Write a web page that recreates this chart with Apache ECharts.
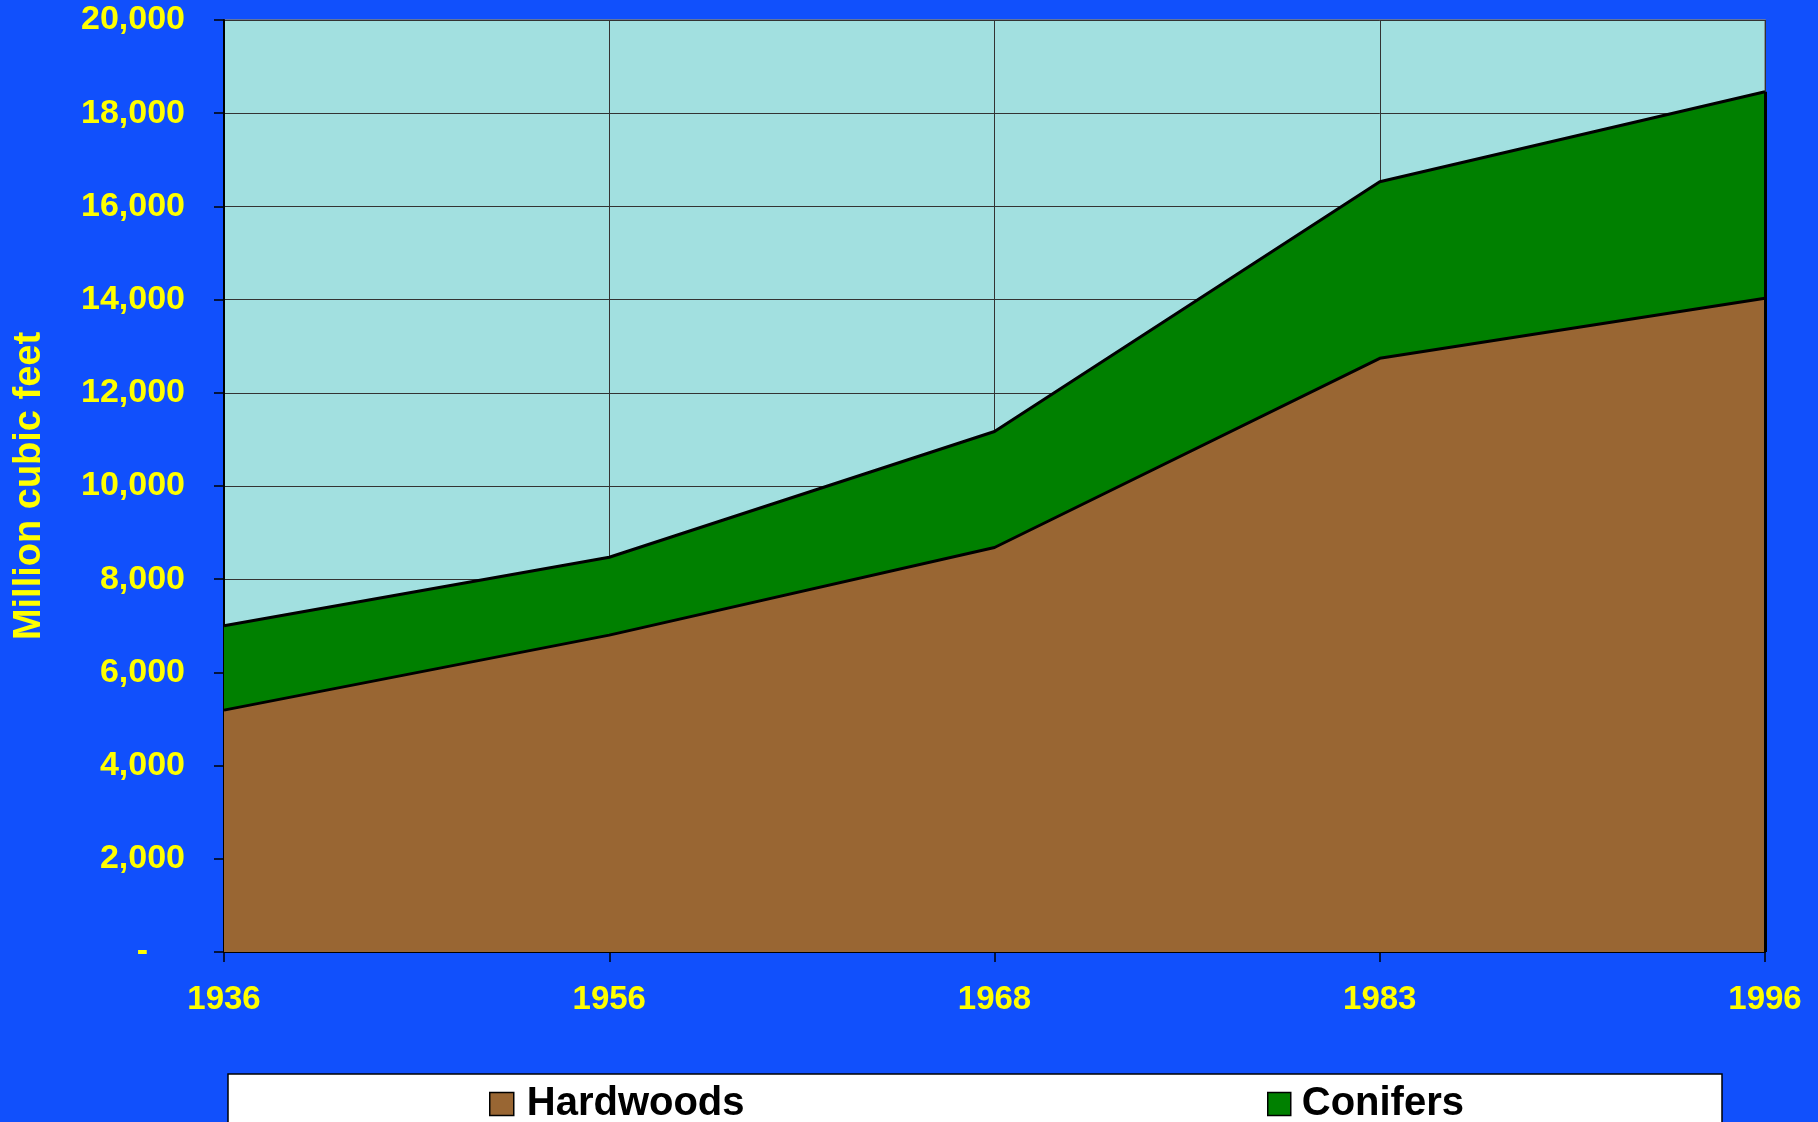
<!DOCTYPE html>
<html>
<head>
<meta charset="utf-8">
<script src="https://cdn.jsdelivr.net/npm/echarts@6/dist/echarts.min.js"></script>
<style>
html,body{margin:0;padding:0;background:#1150FC;}
#chart{width:1818px;height:1122px;}
</style>
</head>
<body>
<div id="chart"></div>
<script>
var years = ['1936', '1956', '1968', '1983', '1996'];
var hardwoods = [5190, 6800, 8680, 12740, 14030];
var conifers = [1810, 1670, 2490, 3790, 4430];
var yTicks = [0, 2000, 4000, 6000, 8000, 10000, 12000, 14000, 16000, 18000, 20000];

var FONT = "'Liberation Sans', Arial, sans-serif";
var lastIdx = years.length - 1;
var lastTotal = hardwoods[lastIdx] + conifers[lastIdx];

var chart = echarts.init(document.getElementById('chart'));
chart.setOption({
  backgroundColor: '#1150FC',
  animation: false,
  grid: {
    left: 224, right: 53, top: 20, bottom: 170,
    show: true, backgroundColor: '#A2E0E0', borderColor: '#808080', borderWidth: 1.5
  },
  graphic: [{
    type: 'rect', z: 0,
    shape: { x: 228, y: 1074, width: 1494, height: 80 },
    style: { fill: '#ffffff', stroke: '#000000', lineWidth: 1.5 }
  }],
  legend: [{
    z: 10, left: 484, top: 1079, icon: 'rect', itemWidth: 24, itemHeight: 23,
    data: ['Hardwoods'],
    itemStyle: { borderColor: '#000', borderWidth: 1.5 },
    textStyle: { fontFamily: FONT, fontWeight: 'bold', fontSize: 40, color: '#000', padding: [0, 0, 0, 8] }
  }, {
    z: 10, left: 1262, top: 1079, icon: 'rect', itemWidth: 23, itemHeight: 23,
    data: ['Conifers'],
    itemStyle: { borderColor: '#000', borderWidth: 1.5 },
    textStyle: { fontFamily: FONT, fontWeight: 'bold', fontSize: 40, color: '#000', padding: [0, 0, 0, 6] }
  }],
  xAxis: {
    type: 'category', data: years, boundaryGap: false,
    axisLine: { show: true, lineStyle: { color: '#000', width: 2 } },
    axisTick: { show: true, length: 10, inside: false, lineStyle: { color: '#000', width: 1.5 } },
    splitLine: { show: true, lineStyle: { color: '#333', width: 1 } },
    axisLabel: { color: '#FFFF00', fontFamily: FONT, fontWeight: 'bold', fontSize: 33, margin: 31 }
  },
  yAxis: {
    type: 'value', min: yTicks[0], max: yTicks[yTicks.length - 1], interval: yTicks[1] - yTicks[0],
    name: 'Million cubic feet', nameLocation: 'middle', nameRotate: 90, nameGap: 175,
    nameTextStyle: { color: '#FFFF00', fontFamily: FONT, fontWeight: 'bold', fontSize: 38 },
    axisLine: { show: true, lineStyle: { color: '#000', width: 2 } },
    axisTick: { show: true, length: 10, lineStyle: { color: '#000', width: 1.5 } },
    splitLine: { show: true, lineStyle: { color: '#333', width: 1 } },
    axisLabel: {
      color: '#FFFF00', fontFamily: FONT, fontWeight: 'bold', fontSize: 34, margin: 39,
      formatter: function (v) {
        return v === 0 ? '{d|-}' : v.toLocaleString('en-US');
      },
      rich: { d: { color: '#FFFF00', fontFamily: FONT, fontWeight: 'bold', fontSize: 34, padding: [0, 37, 0, 0] } }
    }
  },
  series: [{
    name: 'Hardwoods', type: 'line', stack: 'total', data: hardwoods,
    symbol: 'none', showSymbol: false, z: 3,
    itemStyle: { color: '#996633' },
    lineStyle: { color: '#000', width: 3 },
    areaStyle: { color: '#996633', opacity: 1 }
  }, {
    name: 'Conifers', type: 'line', stack: 'total', data: conifers,
    symbol: 'none', showSymbol: false, z: 2,
    itemStyle: { color: '#008000' },
    lineStyle: { color: '#000', width: 3 },
    areaStyle: { color: '#008000', opacity: 1 },
    markLine: {
      silent: true, symbol: 'none', label: { show: false },
      lineStyle: { color: '#000', width: 3, type: 'solid' },
      data: [[{ coord: [years[lastIdx], 0] }, { coord: [years[lastIdx], lastTotal] }]]
    }
  }]
});
</script>
</body>
</html>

____________________

• [What the task asks]: Your copy of the data should match it exactly, except that pictures are left out.

• [The solution]:
Write a web page that recreates this chart with Apache ECharts.
<!DOCTYPE html>
<html>
<head>
<meta charset="utf-8">
<script src="https://cdn.jsdelivr.net/npm/echarts@6/dist/echarts.min.js"></script>
<style>
html,body{margin:0;padding:0;background:#1150FC;}
#chart{width:1818px;height:1122px;}
</style>
</head>
<body>
<div id="chart"></div>
<script>
var years = ['1936', '1956', '1968', '1983', '1996'];
var hardwoods = [5190, 6800, 8680, 12740, 14030];
var conifers = [1810, 1670, 2490, 3790, 4430];
var yTicks = [0, 2000, 4000, 6000, 8000, 10000, 12000, 14000, 16000, 18000, 20000];

var FONT = "'Liberation Sans', Arial, sans-serif";
var lastIdx = years.length - 1;
var lastTotal = hardwoods[lastIdx] + conifers[lastIdx];

var chart = echarts.init(document.getElementById('chart'));
chart.setOption({
  backgroundColor: '#1150FC',
  animation: false,
  grid: {
    left: 224, right: 53, top: 20, bottom: 170,
    show: true, backgroundColor: '#A2E0E0', borderColor: '#808080', borderWidth: 1.5
  },
  graphic: [{
    type: 'rect', z: 0,
    shape: { x: 228, y: 1074, width: 1494, height: 80 },
    style: { fill: '#ffffff', stroke: '#000000', lineWidth: 1.5 }
  }],
  legend: [{
    z: 10, left: 484, top: 1079, icon: 'rect', itemWidth: 24, itemHeight: 23,
    data: ['Hardwoods'],
    itemStyle: { borderColor: '#000', borderWidth: 1.5 },
    textStyle: { fontFamily: FONT, fontWeight: 'bold', fontSize: 40, color: '#000', padding: [0, 0, 0, 8] }
  }, {
    z: 10, left: 1262, top: 1079, icon: 'rect', itemWidth: 23, itemHeight: 23,
    data: ['Conifers'],
    itemStyle: { borderColor: '#000', borderWidth: 1.5 },
    textStyle: { fontFamily: FONT, fontWeight: 'bold', fontSize: 40, color: '#000', padding: [0, 0, 0, 6] }
  }],
  xAxis: {
    type: 'category', data: years, boundaryGap: false,
    axisLine: { show: true, lineStyle: { color: '#000', width: 2 } },
    axisTick: { show: true, length: 10, inside: false, lineStyle: { color: '#000', width: 1.5 } },
    splitLine: { show: true, lineStyle: { color: '#333', width: 1 } },
    axisLabel: { color: '#FFFF00', fontFamily: FONT, fontWeight: 'bold', fontSize: 33, margin: 31 }
  },
  yAxis: {
    type: 'value', min: yTicks[0], max: yTicks[yTicks.length - 1], interval: yTicks[1] - yTicks[0],
    name: 'Million cubic feet', nameLocation: 'middle', nameRotate: 90, nameGap: 175,
    nameTextStyle: { color: '#FFFF00', fontFamily: FONT, fontWeight: 'bold', fontSize: 38 },
    axisLine: { show: true, lineStyle: { color: '#000', width: 2 } },
    axisTick: { show: true, length: 10, lineStyle: { color: '#000', width: 1.5 } },
    splitLine: { show: true, lineStyle: { color: '#333', width: 1 } },
    axisLabel: {
      color: '#FFFF00', fontFamily: FONT, fontWeight: 'bold', fontSize: 34, margin: 39,
      formatter: function (v) {
        return v === 0 ? '{d|-}' : v.toLocaleString('en-US');
      },
      rich: { d: { color: '#FFFF00', fontFamily: FONT, fontWeight: 'bold', fontSize: 34, padding: [0, 37, 0, 0] } }
    }
  },
  series: [{
    name: 'Hardwoods', type: 'line', stack: 'total', data: hardwoods,
    symbol: 'none', showSymbol: false, z: 3,
    itemStyle: { color: '#996633' },
    lineStyle: { color: '#000', width: 3 },
    areaStyle: { color: '#996633', opacity: 1 }
  }, {
    name: 'Conifers', type: 'line', stack: 'total', data: conifers,
    symbol: 'none', showSymbol: false, z: 2,
    itemStyle: { color: '#008000' },
    lineStyle: { color: '#000', width: 3 },
    areaStyle: { color: '#008000', opacity: 1 },
    markLine: {
      silent: true, symbol: 'none', label: { show: false },
      lineStyle: { color: '#000', width: 3, type: 'solid' },
      data: [[{ coord: [years[lastIdx], 0] }, { coord: [years[lastIdx], lastTotal] }]]
    }
  }]
});
</script>
</body>
</html>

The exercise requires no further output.